Give back, exactly as written, the lines from the beginning of the listing through the one that contains "table_values = [gross_profit, pct_sales]".
--------------------------------
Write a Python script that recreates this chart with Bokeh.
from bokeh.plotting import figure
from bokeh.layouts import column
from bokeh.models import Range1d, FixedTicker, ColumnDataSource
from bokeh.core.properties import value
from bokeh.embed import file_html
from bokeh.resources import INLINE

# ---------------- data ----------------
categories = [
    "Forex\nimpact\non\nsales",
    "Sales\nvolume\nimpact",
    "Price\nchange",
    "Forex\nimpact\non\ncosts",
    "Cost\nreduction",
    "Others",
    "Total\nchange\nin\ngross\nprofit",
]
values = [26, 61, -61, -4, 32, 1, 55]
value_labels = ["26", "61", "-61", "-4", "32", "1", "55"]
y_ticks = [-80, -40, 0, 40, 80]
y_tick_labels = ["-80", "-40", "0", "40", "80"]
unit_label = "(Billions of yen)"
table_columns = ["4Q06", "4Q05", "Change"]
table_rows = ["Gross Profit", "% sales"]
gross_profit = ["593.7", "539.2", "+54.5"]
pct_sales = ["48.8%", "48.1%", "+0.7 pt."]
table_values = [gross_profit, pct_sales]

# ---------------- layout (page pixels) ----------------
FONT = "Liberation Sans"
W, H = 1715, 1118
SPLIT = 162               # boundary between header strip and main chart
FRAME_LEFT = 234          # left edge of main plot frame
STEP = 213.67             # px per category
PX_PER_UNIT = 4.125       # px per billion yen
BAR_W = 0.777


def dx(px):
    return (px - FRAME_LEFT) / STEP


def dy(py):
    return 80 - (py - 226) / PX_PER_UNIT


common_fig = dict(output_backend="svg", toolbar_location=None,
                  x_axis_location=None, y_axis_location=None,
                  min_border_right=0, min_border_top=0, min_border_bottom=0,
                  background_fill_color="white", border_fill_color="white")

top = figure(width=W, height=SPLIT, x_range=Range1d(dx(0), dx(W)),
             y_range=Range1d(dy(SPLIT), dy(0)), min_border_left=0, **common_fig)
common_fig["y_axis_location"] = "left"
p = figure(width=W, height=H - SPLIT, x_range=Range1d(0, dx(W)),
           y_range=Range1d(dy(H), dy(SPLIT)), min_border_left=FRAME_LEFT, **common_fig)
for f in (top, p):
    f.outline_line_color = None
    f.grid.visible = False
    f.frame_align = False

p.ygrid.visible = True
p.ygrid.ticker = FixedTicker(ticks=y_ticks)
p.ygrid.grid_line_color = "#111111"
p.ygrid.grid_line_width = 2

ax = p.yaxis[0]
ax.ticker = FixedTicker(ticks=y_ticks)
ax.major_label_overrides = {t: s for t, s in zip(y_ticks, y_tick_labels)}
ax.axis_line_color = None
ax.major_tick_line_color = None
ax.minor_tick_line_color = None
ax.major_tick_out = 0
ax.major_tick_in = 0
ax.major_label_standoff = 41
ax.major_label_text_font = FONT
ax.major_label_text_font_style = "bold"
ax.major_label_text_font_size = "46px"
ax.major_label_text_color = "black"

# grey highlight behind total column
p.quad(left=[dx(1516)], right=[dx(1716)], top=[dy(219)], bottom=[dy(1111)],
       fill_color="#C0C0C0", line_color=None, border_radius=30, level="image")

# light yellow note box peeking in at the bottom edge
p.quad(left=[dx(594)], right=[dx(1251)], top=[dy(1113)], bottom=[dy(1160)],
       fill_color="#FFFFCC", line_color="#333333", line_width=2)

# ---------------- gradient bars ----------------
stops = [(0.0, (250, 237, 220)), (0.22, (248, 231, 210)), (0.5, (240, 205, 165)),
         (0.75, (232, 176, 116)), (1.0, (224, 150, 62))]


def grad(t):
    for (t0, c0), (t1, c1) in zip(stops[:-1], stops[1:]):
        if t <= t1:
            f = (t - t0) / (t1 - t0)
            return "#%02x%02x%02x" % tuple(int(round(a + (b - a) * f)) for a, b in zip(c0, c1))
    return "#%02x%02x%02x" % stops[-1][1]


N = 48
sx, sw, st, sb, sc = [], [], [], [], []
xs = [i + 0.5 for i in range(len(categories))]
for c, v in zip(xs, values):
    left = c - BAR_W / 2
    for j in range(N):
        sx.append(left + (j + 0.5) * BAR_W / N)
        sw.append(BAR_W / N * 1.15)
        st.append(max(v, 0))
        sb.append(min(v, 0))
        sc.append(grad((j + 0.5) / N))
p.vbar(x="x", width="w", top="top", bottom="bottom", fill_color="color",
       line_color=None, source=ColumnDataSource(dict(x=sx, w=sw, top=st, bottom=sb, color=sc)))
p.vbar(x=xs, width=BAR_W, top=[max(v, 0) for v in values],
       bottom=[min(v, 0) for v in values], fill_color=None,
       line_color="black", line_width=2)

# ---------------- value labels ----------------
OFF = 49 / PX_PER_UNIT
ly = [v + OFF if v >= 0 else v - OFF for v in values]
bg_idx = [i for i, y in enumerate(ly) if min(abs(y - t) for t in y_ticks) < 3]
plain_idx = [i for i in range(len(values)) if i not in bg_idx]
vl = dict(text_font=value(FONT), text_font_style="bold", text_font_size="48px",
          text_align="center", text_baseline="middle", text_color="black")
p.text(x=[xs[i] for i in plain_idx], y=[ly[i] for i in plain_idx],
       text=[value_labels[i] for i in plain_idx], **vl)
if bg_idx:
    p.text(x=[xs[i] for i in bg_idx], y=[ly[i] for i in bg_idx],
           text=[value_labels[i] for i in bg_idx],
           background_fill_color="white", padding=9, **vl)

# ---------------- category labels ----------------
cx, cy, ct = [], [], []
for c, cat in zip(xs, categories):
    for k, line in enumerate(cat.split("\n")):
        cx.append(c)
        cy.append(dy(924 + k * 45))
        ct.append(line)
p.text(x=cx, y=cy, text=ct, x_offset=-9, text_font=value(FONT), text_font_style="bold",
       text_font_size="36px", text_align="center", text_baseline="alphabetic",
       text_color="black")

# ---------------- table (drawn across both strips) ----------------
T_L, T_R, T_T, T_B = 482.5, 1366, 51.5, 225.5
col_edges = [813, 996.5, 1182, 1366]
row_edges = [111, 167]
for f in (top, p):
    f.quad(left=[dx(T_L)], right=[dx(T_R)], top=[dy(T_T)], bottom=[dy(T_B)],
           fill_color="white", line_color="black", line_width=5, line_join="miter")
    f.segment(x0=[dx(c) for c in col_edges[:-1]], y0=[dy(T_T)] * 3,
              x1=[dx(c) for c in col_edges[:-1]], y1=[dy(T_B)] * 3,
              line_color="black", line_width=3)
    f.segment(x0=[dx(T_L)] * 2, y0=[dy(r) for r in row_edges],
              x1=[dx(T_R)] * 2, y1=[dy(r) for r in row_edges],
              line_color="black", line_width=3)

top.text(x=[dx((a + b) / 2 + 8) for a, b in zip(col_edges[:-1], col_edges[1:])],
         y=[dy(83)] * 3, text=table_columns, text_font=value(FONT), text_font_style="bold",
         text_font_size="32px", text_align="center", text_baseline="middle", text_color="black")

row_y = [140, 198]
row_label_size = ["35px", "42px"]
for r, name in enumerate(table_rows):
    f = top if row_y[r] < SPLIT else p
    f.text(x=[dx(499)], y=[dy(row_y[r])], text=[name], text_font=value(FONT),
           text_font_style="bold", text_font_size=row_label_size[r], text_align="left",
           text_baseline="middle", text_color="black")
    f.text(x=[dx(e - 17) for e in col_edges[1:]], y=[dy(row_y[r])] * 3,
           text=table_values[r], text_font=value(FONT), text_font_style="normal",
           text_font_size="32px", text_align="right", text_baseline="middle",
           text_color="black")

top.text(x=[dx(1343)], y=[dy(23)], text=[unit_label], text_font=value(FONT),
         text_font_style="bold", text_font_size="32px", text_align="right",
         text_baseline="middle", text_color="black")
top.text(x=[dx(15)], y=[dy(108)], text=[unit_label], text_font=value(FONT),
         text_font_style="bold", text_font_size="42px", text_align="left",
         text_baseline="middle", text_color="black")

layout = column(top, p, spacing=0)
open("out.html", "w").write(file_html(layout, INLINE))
--------------------------------
RESPONSE TO THE TASK:
Write a Python script that recreates this chart with Bokeh.
from bokeh.plotting import figure
from bokeh.layouts import column
from bokeh.models import Range1d, FixedTicker, ColumnDataSource
from bokeh.core.properties import value
from bokeh.embed import file_html
from bokeh.resources import INLINE

# ---------------- data ----------------
categories = [
    "Forex\nimpact\non\nsales",
    "Sales\nvolume\nimpact",
    "Price\nchange",
    "Forex\nimpact\non\ncosts",
    "Cost\nreduction",
    "Others",
    "Total\nchange\nin\ngross\nprofit",
]
values = [26, 61, -61, -4, 32, 1, 55]
value_labels = ["26", "61", "-61", "-4", "32", "1", "55"]
y_ticks = [-80, -40, 0, 40, 80]
y_tick_labels = ["-80", "-40", "0", "40", "80"]
unit_label = "(Billions of yen)"
table_columns = ["4Q06", "4Q05", "Change"]
table_rows = ["Gross Profit", "% sales"]
gross_profit = ["593.7", "539.2", "+54.5"]
pct_sales = ["48.8%", "48.1%", "+0.7 pt."]
table_values = [gross_profit, pct_sales]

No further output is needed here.